筋痛性脳脊髄炎(ME)患者の疲労感のベースラインでの重症度によってrTMSの効果は影響をうけるのか
こちらの論文は、
のページに引用しています。
筋痛性脊髄炎に高頻度rTMSは有効?
筋痛性脳脊髄炎とは、欧米や日本では慢性疲労症候群の名称の方が馴染みがあるかと思いますが、原因不明の慢性疲労を中心とする病気になります。
こちらの論文は、筋痛性脳脊髄炎に対する高頻度rTMS治療が、慢性疲労の重症度によって効果の差があるかを報告したものになります。
こちらによれば、慢性疲労の重症度によらずに、高頻度rTMS治療は一定の効果があったとされています。
痛みの改善と慢性疲労の改善には、相関関係がなかったという結果にもなっています。
しかしながら研究の精度が低いため、そもそも慢性疲労に効果があるかどうかも定かではありません。
臨床的な実感からも、慢性疲労にもを主訴としている方にTMS治療を行っても、改善効果は乏しいように思われます。
うつ症状を伴っている場合に、全体的な改善の目的でTMS治療を行っていくべきと思われます。
論文のご紹介
英語原文は、こちら(Pub Med)をご覧ください。以下、日本語に翻訳して引用させていただきます。
目的
近年、反復経頭蓋磁気刺激(rTMS)が筋痛性脳脊髄炎(ME)患者の治療に応用されている。
しかし、どのような臨床的要因がME患者に対するrTMSの有効性に影響を与えるのかはまだ不明である。
本研究の目的は、ベースラインでの疲労症状の重さが、ME患者に適用されるrTMSの効果に影響するかどうかを明らかにすることである。
方法
22名のME患者を対象とした。各患者は入院して6-8セッションのrTMSを受けた。
本研究では、10Hzの高頻度rTMSを前頭前野に適用した。
疲労症状の重症度を評価するために、rTMS適用前と適用後にBrief Fatigue Inventory(BFI)スコアとVisual Analogue Scale(VAS)レートを適用した。

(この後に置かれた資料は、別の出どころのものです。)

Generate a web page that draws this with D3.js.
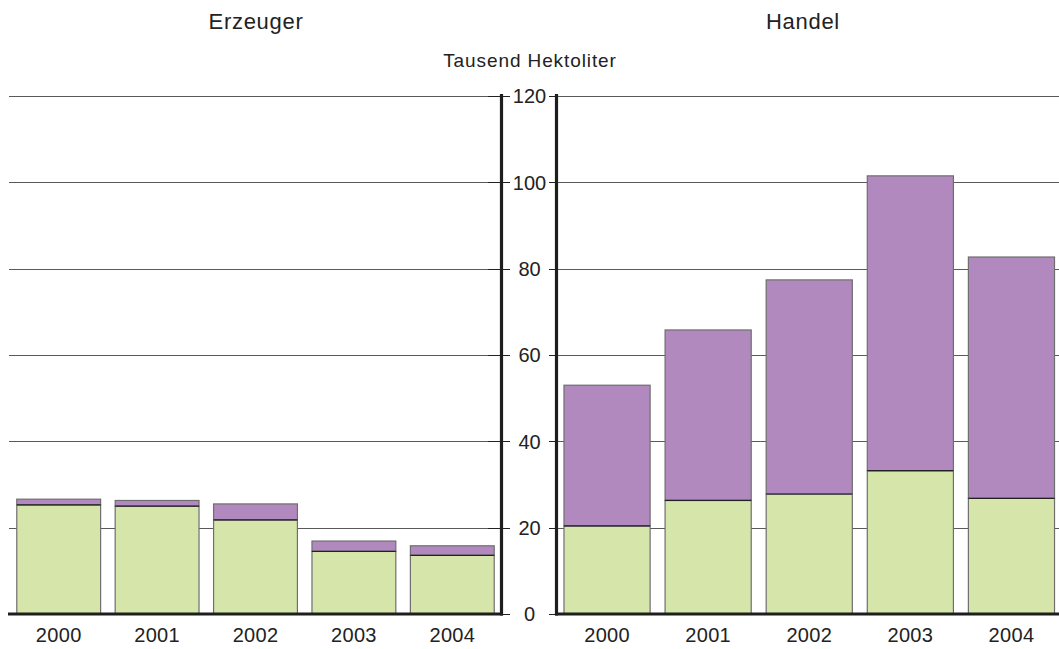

rTMS適用前のBFIスコアに基づき、患者を「重症群」(n=9)と「軽症群」(n=13)の2群に分けた。
疲労症状の改善の程度を2群間で比較した。
結果
重症群では、rTMS適用前と比較して、退院時だけでなく退院2週間後にもVASレートが有意に低下した。
同様に、軽症群でも同時期にVASレートの有意な低下が認められた。
しかし、VASレートの変化の程度は、両群間で差がなかった。
また、BFIのベースラインスコアとVASレートの変化との間には、有意な相関は示されなかった。
結論
ME患者において、ベースラインでの疲労症状の重さに関わらず、rTMSは疲労症状を改善できると結論付けられる。
rTMSは、ME患者に対する新たな治療的介入となり得ることが期待される。